Oleg Roschin

Born in 1976 in St. Petersburg, Russia, Oleg immigrated to Israel in 1988, where he studied at the Jerusalem Music Academy. In 1992, he won the First Prize at the International Competition for Young Pianists in Ettlingen, Germany. He was subsequently invited to a series of piano recitals in Germany in Austria, and eventually went to study at the University of Arts in Berlin. There, he studied by the renowned pianists Hans Leygraf and Pascal Devoyon. During his study years, he won the Third Prize at the International Arthur Schnabel Piano Competition in Berlin, was a semi-finalist at the International Long-Thibauld Piano Competition in Paris in 1998, and won the Second Prize at the International Chamber Music Competition in Thessaloniki, Greece, in 1999.

During the next five years, Oleg was active as a member of the Hackesches Hof Theater in Berlin, and the Mark Aizikovich Ensemble, Europe’s most successful group of Jewish folk musicians. During the folk music period of his career, Oleg has performed in New York, Moscow, the Ukraine, and many cities in Germany. He also continued to work as a classical pianist, and in 2002 and 2003 recorded two CDs with modern piano pieces written by the German composer Andreas Schmidt-Kaminsky. During that period, Oleg became interested in jazz. From 2003 to 2005, he studied by the well-known jazz pianist Wolfgang Koehler, the pupil of the jazz legend Barry Harris.

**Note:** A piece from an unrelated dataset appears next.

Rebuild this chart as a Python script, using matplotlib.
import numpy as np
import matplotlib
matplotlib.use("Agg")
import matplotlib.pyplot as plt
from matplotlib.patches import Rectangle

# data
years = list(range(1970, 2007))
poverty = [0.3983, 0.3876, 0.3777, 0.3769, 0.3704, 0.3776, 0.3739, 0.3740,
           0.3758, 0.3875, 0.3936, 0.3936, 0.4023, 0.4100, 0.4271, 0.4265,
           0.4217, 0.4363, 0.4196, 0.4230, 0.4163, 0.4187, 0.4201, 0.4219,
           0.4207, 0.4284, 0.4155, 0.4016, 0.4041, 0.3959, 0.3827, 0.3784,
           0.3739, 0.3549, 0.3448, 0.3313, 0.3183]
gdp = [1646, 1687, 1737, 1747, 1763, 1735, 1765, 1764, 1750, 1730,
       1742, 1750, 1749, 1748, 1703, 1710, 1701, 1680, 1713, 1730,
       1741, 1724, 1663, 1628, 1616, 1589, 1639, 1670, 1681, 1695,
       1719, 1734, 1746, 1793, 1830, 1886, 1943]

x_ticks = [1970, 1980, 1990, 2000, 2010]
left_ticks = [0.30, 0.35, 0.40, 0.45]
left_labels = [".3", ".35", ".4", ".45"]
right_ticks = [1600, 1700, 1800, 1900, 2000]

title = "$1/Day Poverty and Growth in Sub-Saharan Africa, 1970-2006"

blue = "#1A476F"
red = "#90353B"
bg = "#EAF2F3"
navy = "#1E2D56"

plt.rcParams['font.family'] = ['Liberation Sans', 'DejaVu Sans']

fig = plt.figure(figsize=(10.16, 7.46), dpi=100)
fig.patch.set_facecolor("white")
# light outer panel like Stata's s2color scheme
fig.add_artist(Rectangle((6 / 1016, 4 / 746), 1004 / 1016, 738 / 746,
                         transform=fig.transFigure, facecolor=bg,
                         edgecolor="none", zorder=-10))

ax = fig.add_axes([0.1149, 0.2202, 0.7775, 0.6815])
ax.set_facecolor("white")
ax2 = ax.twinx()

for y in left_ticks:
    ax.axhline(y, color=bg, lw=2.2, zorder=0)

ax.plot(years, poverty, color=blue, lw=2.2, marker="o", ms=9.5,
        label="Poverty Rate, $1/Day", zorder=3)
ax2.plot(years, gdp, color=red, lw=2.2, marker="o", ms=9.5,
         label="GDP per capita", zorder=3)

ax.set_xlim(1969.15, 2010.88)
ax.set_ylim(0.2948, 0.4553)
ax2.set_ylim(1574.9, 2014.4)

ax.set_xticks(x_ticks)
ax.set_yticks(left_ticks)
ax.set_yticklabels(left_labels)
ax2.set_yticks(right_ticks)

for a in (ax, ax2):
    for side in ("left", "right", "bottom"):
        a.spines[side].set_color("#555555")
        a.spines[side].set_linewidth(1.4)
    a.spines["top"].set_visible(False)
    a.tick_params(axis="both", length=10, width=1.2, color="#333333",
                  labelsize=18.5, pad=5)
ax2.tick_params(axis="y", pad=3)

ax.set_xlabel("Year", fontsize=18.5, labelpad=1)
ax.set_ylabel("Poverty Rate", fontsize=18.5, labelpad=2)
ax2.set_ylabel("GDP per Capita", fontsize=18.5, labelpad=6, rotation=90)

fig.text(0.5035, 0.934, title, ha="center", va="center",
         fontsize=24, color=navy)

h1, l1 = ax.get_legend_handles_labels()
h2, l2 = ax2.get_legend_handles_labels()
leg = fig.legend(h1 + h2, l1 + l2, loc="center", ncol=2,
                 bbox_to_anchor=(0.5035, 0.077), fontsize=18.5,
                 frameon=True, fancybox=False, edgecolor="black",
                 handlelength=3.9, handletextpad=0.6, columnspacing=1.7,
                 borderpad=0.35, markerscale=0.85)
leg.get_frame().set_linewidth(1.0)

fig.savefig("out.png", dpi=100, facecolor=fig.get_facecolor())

After Oleg moved to Shanghai in 2005, he quickly established himself as one of the leading jazz pianists in China. Oleg performs virtually every night at various local venues, including the most famous jazz clubs in Shanghai and China, the JZ Club, House of Blues and Jazz, and others. For five years straight, his band, the Illusion Trio, has been an inseparable part of the JZ Club program and the Chinese jazz scene. Since 2007, Oleg has been teaching jazz piano at the Shanghai Conservatory of Music. He has also been active as a classical pianist. His versatile performances have earned him the nickname “The Prince of Piano”.